EXERCISE PROMPT » Which lines below hold the word "matplotlib"? Report each one.

AVAILABLE DATA »
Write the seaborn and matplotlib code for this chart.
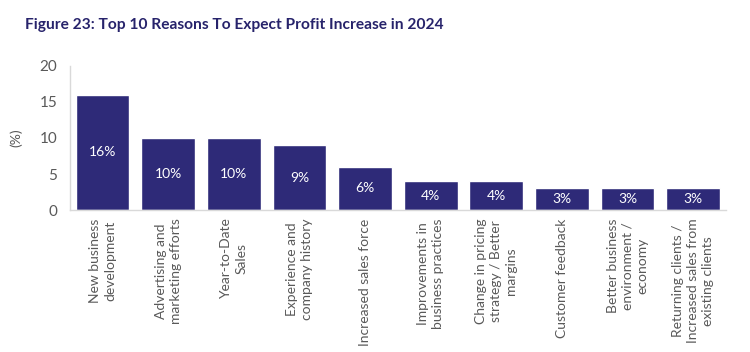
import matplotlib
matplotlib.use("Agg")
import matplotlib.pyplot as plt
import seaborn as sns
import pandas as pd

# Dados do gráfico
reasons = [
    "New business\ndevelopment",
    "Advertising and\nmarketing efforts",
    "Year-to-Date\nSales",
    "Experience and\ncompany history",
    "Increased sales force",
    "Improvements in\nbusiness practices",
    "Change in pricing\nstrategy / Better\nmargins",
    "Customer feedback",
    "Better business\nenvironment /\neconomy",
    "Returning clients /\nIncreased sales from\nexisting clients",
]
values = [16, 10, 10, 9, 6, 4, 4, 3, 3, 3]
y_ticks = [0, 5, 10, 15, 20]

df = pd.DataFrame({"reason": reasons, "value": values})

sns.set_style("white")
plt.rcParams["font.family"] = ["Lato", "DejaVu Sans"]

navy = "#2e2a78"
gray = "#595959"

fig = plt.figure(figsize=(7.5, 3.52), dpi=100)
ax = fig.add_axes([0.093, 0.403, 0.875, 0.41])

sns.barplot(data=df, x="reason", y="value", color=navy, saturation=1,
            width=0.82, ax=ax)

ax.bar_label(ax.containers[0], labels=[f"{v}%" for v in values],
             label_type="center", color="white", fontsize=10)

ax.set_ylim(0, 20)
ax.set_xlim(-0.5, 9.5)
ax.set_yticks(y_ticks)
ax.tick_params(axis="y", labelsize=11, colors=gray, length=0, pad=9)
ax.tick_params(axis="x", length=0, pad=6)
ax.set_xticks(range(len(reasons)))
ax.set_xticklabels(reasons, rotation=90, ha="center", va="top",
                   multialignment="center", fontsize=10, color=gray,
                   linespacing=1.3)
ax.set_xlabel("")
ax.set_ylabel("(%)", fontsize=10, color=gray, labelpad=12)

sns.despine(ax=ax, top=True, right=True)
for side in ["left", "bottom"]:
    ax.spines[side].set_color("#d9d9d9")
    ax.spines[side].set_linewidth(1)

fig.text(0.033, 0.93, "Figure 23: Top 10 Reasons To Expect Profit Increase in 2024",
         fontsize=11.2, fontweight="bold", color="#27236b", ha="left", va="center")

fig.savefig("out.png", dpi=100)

ANSWER TO THIS PROBLEM »
Write the seaborn and matplotlib code for this chart.
import matplotlib
matplotlib.use("Agg")
import matplotlib.pyplot as plt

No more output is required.